>> start Supplied material

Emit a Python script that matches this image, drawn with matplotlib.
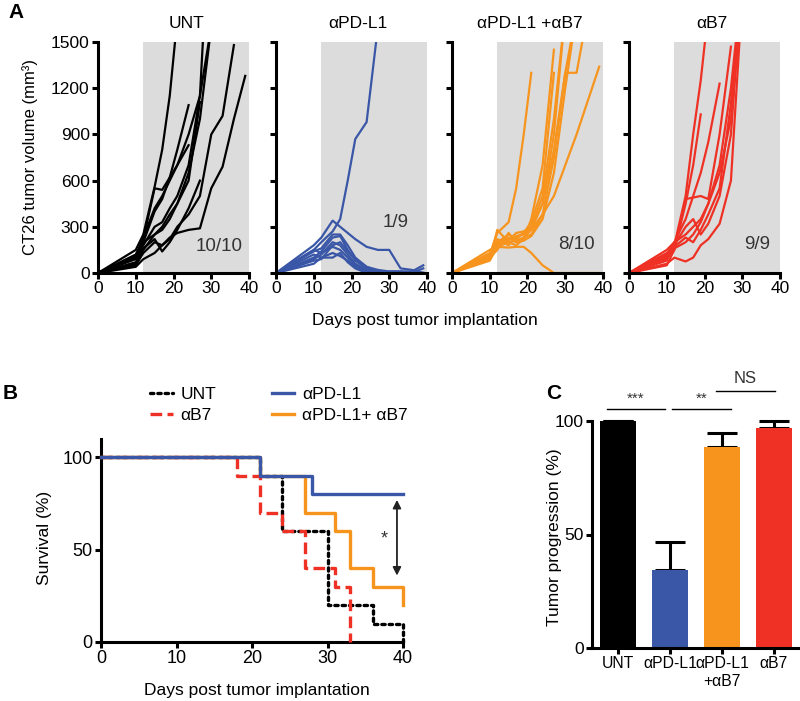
import matplotlib
matplotlib.use('Agg')
import matplotlib.pyplot as plt

plt.rcParams['font.family'] = ['Liberation Sans', 'DejaVu Sans']

# ---- panel A: individual tumour growth curves ----
days = [0, 10, 12, 15, 17, 19, 21, 24, 27, 30, 33, 36, 39]

unt_curves = [
    [0, 150, 250, 560, 800, 1150, 1650],
    [0, 120, 220, 550, 540, 620, 800, 1090],
    [0, 100, 200, 400, 480, 620, 700, 830],
    [0, 90, 180, 300, 330, 420, 500, 700, 1150, 1600],
    [0, 60, 150, 250, 300, 380, 450, 650, 1000, 1600],
    [0, 100, 230, 420, 500, 600, 700, 900, 1150, 2500],
    [0, 50, 130, 200, 180, 220, 300, 380, 500, 900, 1020, 1480],
    [0, 40, 90, 130, 180, 230, 260, 280, 290, 550, 690, 1000, 1280],
    [0, 110, 200, 250, 280, 350, 450, 600, 1110],
    [0, 70, 160, 220, 140, 200, 280, 420, 600],
]
pdl1_curves = [
    [0, 150, 200, 270, 350, 600, 870, 980, 1600],
    [0, 180, 230, 340, 300, 260, 220, 170, 150, 150, 30, 20, 0],
    [0, 140, 160, 250, 250, 180, 100, 40, 20, 10, 10, 10, 50],
    [0, 100, 140, 230, 240, 150, 80, 30, 10, 10, 10, 0, 0],
    [0, 90, 120, 200, 180, 120, 60, 20, 0, 0, 0, 0, 30],
    [0, 150, 130, 170, 150, 100, 50, 10, 0, 0, 0, 0, 0],
    [0, 60, 100, 130, 110, 80, 40, 10, 0, 0, 0, 0, 0],
    [0, 120, 100, 100, 130, 70, 30, 0, 0, 0, 0, 0, 0],
    [0, 80, 90, 180, 200, 140, 90, 40, 10, 0, 0, 0, 0],
]
combo_curves = [
    [0, 120, 260, 330, 550, 900, 1300],
    [0, 100, 200, 220, 230, 260, 280, 380, 500, 700, 900, 1120, 1340],
    [0, 150, 170, 165, 170, 170, 130, 50, 0, 0, 0, 0, 0],
    [0, 90, 280, 200, 180, 220, 350, 700, 1450],
    [0, 100, 200, 250, 220, 260, 330, 550, 1300],
    [0, 110, 180, 230, 200, 230, 280, 450, 900, 1700],
    [0, 80, 170, 200, 210, 230, 250, 380, 750, 1300, 1300, 1700],
    [0, 130, 220, 180, 240, 250, 300, 450, 800, 1300, 1700],
    [0, 100, 150, 260, 200, 210, 240, 350, 650, 1200, 1700],
    [0, 120, 190, 210, 260, 270, 300, 500, 1000, 1700],
]
b7_curves = [
    [0, 80, 180, 500, 900, 1250, 1700],
    [0, 50, 150, 450, 700, 1030],
    [0, 120, 200, 350, 500, 650, 850, 1230],
    [0, 100, 150, 480, 490, 500, 480, 900, 1470],
    [0, 150, 200, 250, 300, 350, 450, 650, 1000, 1800],
    [0, 60, 100, 75, 100, 180, 220, 320, 600, 1800],
    [0, 110, 160, 200, 250, 330, 450, 700, 1200, 1900],
    [0, 90, 180, 300, 350, 250, 320, 500, 900, 1900],
    [0, 130, 170, 230, 200, 280, 380, 550, 1100, 1900],
]
group_titles = ['UNT', 'αPD-L1', 'αPD-L1 +αB7', 'αB7']
group_counts = ['10/10', '1/9', '8/10', '9/9']
group_colors = ['#000000', '#3a57a7', '#f7941d', '#ee3124']

# ---- panel B: survival ----
unt_t = [0, 21, 24, 30, 36, 40]
unt_s = [100, 90, 60, 20, 10, 0]
pdl1_t = [0, 21, 28, 40]
pdl1_s = [100, 90, 80, 80]
b7_t = [0, 18, 21, 24, 27, 31, 33]
b7_s = [100, 90, 70, 60, 40, 30, 0]
combo_t = [0, 21, 27, 31, 33, 36, 40]
combo_s = [100, 90, 70, 60, 40, 30, 20]

# ---- panel C: tumour progression ----
bar_labels = ['UNT', 'αPD-L1', 'αPD-L1\n+αB7', 'αB7']
bar_values = [100, 34.5, 88.5, 97]
bar_err = [0, 12, 6, 3]

W, H = 800, 701
fig = plt.figure(figsize=(W / 100, H / 100), dpi=100)


def box(x0, y0, x1, y1):
    return [x0 / W, 1 - y1 / H, (x1 - x0) / W, (y1 - y0) / H]


def style(ax, size=12.5):
    for s in ['top', 'right']:
        ax.spines[s].set_visible(False)
    for s in ['left', 'bottom']:
        ax.spines[s].set_linewidth(2.2)
    ax.tick_params(width=2.2, length=4, labelsize=size, pad=2)


lefts = [98, 276, 452, 629]
title_x = [0.587, 0.54, 0.517, 0.55]
all_curves = [unt_curves, pdl1_curves, combo_curves, b7_curves]
count_pos = [(32, 175), (31.8, 325), (33, 182), (33.9, 182)]
for i, left in enumerate(lefts):
    ax = fig.add_axes(box(left, 42, left + 151, 273))
    ax.axvspan(12, 40, color='#dcdcdc', lw=0, zorder=0)
    for vols in all_curves[i]:
        ax.plot(days[:len(vols)], vols, color=group_colors[i], lw=1.6,
                solid_joinstyle='round', zorder=2)
    ax.set_xlim(0, 40)
    ax.set_ylim(0, 1500)
    ax.set_xticks([0, 10, 20, 30, 40])
    ax.set_yticks([0, 300, 600, 900, 1200, 1500])
    style(ax, 12.5)
    if i > 0:
        ax.set_yticklabels([])
    ax.text(title_x[i], 1.082, group_titles[i], transform=ax.transAxes,
            ha='center', va='center', fontsize=12.5)
    ax.text(count_pos[i][0], count_pos[i][1], group_counts[i], ha='center',
            va='center', fontsize=13.5, color='#333333', zorder=3)

fig.text(30 / W, 1 - 157 / H, 'CT26 tumor volume (mm³)', rotation=90,
         ha='center', va='center', fontsize=12)
fig.text(425 / W, 1 - 320 / H, 'Days post tumor implantation',
         ha='center', va='center', fontsize=12.5)

# panel B
axb = fig.add_axes(box(101, 439, 403, 642))
axb.step(unt_t, unt_s, where='post', color='black', lw=2.4, ls=(0, (1, 1.2)),
         label='UNT', zorder=2, dash_capstyle='round')
axb.step(b7_t, b7_s, where='post', color='#ee3124', lw=2.4, ls=(0, (3.5, 1.6)),
         label='αB7', zorder=4)
axb.step(pdl1_t, pdl1_s, where='post', color='#3a57a7', lw=2.4,
         label='αPD-L1', zorder=5)
axb.step(combo_t, combo_s, where='post', color='#f7941d', lw=2.4,
         label='αPD-L1+ αB7', zorder=3)
axb.set_xlim(0, 40)
axb.set_ylim(0, 110)
axb.set_xticks([0, 10, 20, 30, 40])
axb.set_yticks([0, 50, 100])
style(axb, 13)
for ln in axb.lines:
    ln.set_clip_on(False)
axb.annotate('', xy=(39.2, 36), xytext=(39.2, 77),
             arrowprops=dict(arrowstyle='<|-|>', color='#222222', lw=1.3,
                             mutation_scale=12, shrinkA=0, shrinkB=0))
axb.text(37.5, 56, '*', ha='center', va='center', fontsize=13, color='#333333')
h, l = axb.get_legend_handles_labels()
fig.legend(h, l, ncol=2,
           loc='upper left', bbox_to_anchor=(150 / W, 1 - 387 / H),
           frameon=False, fontsize=12.5, handlelength=1.3, handletextpad=0.45,
           columnspacing=3.2, labelspacing=0.35, borderpad=0, borderaxespad=0)
fig.text(45 / W, 1 - 538 / H, 'Survival (%)', rotation=90, ha='center',
         va='center', fontsize=12.5)
fig.text(257 / W, 1 - 690 / H, 'Days post tumor implantation', ha='center',
         va='center', fontsize=12.5)

# panel C
axc = fig.add_axes(box(592, 421, 800, 648))
xs = list(range(len(bar_values)))
axc.bar(xs, bar_values, width=0.69, color=group_colors, zorder=2,
        yerr=[[0] * len(bar_err), bar_err], capsize=11,
        error_kw=dict(elinewidth=2.2, capthick=2.2, ecolor='black',
                      clip_on=False, zorder=1))
axc.set_xlim(-0.5, 3.5)
axc.set_ylim(0, 100)
axc.set_xticks(xs)
axc.set_xticklabels(bar_labels)
axc.set_yticks([0, 50, 100])
style(axc, 12.5)
axc.tick_params(axis='x', labelsize=11.3)
for c in axc.get_children():
    try:
        c.set_clip_on(False)
    except Exception:
        pass
for x0, x1, y, lab in [(-0.21, 0.9, 105.3, '***'), (1.04, 2.17, 105.3, '**'),
                       (1.88, 3.02, 113, 'NS')]:
    axc.plot([x0, x1], [y, y], color='black', lw=1, clip_on=False)
    axc.text((x0 + x1) / 2, y + (1.2 if lab != 'NS' else 2.5), lab,
             ha='center', va='bottom', fontsize=11 if lab != 'NS' else 12,
             color='#333333')
fig.text(555 / W, 1 - 537 / H, 'Tumor progression (%)', rotation=90,
         ha='center', va='center', fontsize=12.5)

for lab, x, y in [('A', 16, 12), ('B', 10, 393), ('C', 554, 393)]:
    fig.text(x / W, 1 - y / H, lab, ha='center', va='center', fontsize=15,
             weight='bold')

fig.savefig('out.png', dpi=100)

>> end Supplied material

Problem requirements
Only the lines from the top of the data through the line with "33, 36, 39]" should be quoted, exactly and with both ends kept; skip the pictures.

Exercise result
Emit a Python script that matches this image, drawn with matplotlib.
import matplotlib
matplotlib.use('Agg')
import matplotlib.pyplot as plt

plt.rcParams['font.family'] = ['Liberation Sans', 'DejaVu Sans']

# ---- panel A: individual tumour growth curves ----
days = [0, 10, 12, 15, 17, 19, 21, 24, 27, 30, 33, 36, 39]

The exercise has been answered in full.